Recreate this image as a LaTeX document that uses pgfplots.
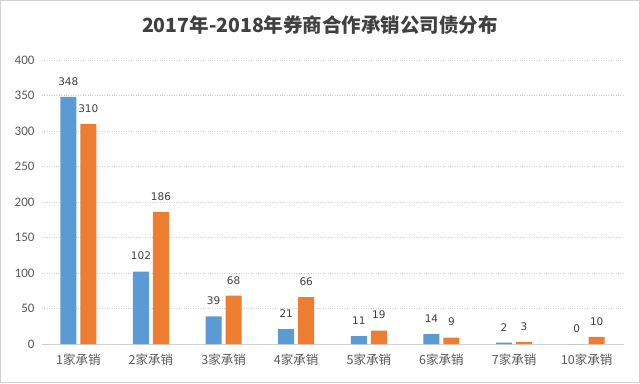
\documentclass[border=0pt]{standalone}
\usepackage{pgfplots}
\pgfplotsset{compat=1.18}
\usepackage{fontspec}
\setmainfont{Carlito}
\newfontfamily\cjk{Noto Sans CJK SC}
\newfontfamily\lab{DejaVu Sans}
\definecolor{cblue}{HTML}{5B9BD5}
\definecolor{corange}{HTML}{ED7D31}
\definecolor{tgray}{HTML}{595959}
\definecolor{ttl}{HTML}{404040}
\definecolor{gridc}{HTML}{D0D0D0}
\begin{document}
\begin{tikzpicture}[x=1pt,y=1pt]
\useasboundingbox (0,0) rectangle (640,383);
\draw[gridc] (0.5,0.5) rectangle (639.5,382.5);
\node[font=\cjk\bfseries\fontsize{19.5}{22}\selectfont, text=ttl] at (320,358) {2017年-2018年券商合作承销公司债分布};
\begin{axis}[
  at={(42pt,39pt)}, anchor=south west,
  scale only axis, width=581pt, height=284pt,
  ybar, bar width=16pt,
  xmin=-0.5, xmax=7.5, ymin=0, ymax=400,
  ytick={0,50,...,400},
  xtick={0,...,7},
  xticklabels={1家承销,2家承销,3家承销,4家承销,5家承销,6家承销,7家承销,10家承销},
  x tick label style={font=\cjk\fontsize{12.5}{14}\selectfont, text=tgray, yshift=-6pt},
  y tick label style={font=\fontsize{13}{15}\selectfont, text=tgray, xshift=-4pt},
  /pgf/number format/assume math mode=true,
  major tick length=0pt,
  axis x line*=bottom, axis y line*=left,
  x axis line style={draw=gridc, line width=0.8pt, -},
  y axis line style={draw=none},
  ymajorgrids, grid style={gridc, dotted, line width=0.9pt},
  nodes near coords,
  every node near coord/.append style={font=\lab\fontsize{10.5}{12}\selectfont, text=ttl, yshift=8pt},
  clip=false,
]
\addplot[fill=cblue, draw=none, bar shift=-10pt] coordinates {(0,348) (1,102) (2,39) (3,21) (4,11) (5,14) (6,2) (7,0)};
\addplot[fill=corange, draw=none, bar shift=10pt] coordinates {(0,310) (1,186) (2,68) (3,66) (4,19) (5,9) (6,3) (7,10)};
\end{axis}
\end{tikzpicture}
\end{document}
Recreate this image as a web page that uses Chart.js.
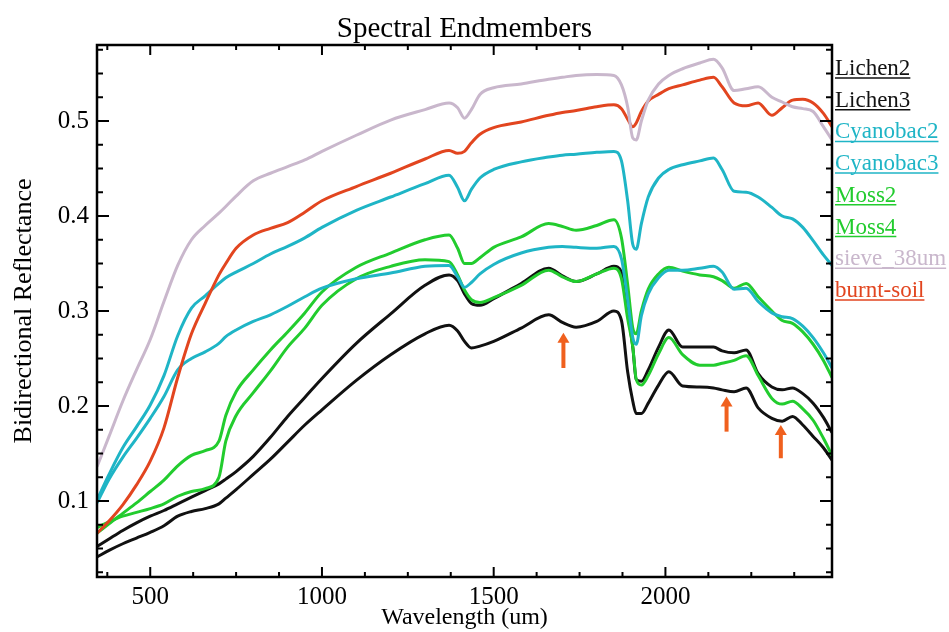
- - -
### PROMPT
Write out each line of the data exactly; the images should be left out.

### OUTPUT
Recreate this image as a LaTeX document that uses pgfplots.
\documentclass[border=0pt]{standalone}
\usepackage{pgfplots}
\pgfplotsset{compat=1.18}
\usepackage{fontspec}
\setmainfont{Carlito}
\newfontfamily\cjk{Noto Sans CJK SC}
\newfontfamily\lab{DejaVu Sans}
\definecolor{cblue}{HTML}{5B9BD5}
\definecolor{corange}{HTML}{ED7D31}
\definecolor{tgray}{HTML}{595959}
\definecolor{ttl}{HTML}{404040}
\definecolor{gridc}{HTML}{D0D0D0}
\begin{document}
\begin{tikzpicture}[x=1pt,y=1pt]
\useasboundingbox (0,0) rectangle (640,383);
\draw[gridc] (0.5,0.5) rectangle (639.5,382.5);
\node[font=\cjk\bfseries\fontsize{19.5}{22}\selectfont, text=ttl] at (320,358) {2017年-2018年券商合作承销公司债分布};
\begin{axis}[
  at={(42pt,39pt)}, anchor=south west,
  scale only axis, width=581pt, height=284pt,
  ybar, bar width=16pt,
  xmin=-0.5, xmax=7.5, ymin=0, ymax=400,
  ytick={0,50,...,400},
  xtick={0,...,7},
  xticklabels={1家承销,2家承销,3家承销,4家承销,5家承销,6家承销,7家承销,10家承销},
  x tick label style={font=\cjk\fontsize{12.5}{14}\selectfont, text=tgray, yshift=-6pt},
  y tick label style={font=\fontsize{13}{15}\selectfont, text=tgray, xshift=-4pt},
  /pgf/number format/assume math mode=true,
  major tick length=0pt,
  axis x line*=bottom, axis y line*=left,
  x axis line style={draw=gridc, line width=0.8pt, -},
  y axis line style={draw=none},
  ymajorgrids, grid style={gridc, dotted, line width=0.9pt},
  nodes near coords,
  every node near coord/.append style={font=\lab\fontsize{10.5}{12}\selectfont, text=ttl, yshift=8pt},
  clip=false,
]
\addplot[fill=cblue, draw=none, bar shift=-10pt] coordinates {(0,348) (1,102) (2,39) (3,21) (4,11) (5,14) (6,2) (7,0)};
\addplot[fill=corange, draw=none, bar shift=10pt] coordinates {(0,310) (1,186) (2,68) (3,66) (4,19) (5,9) (6,3) (7,10)};
\end{axis}
\end{tikzpicture}
\end{document}
Recreate this image as a web page that uses Chart.js.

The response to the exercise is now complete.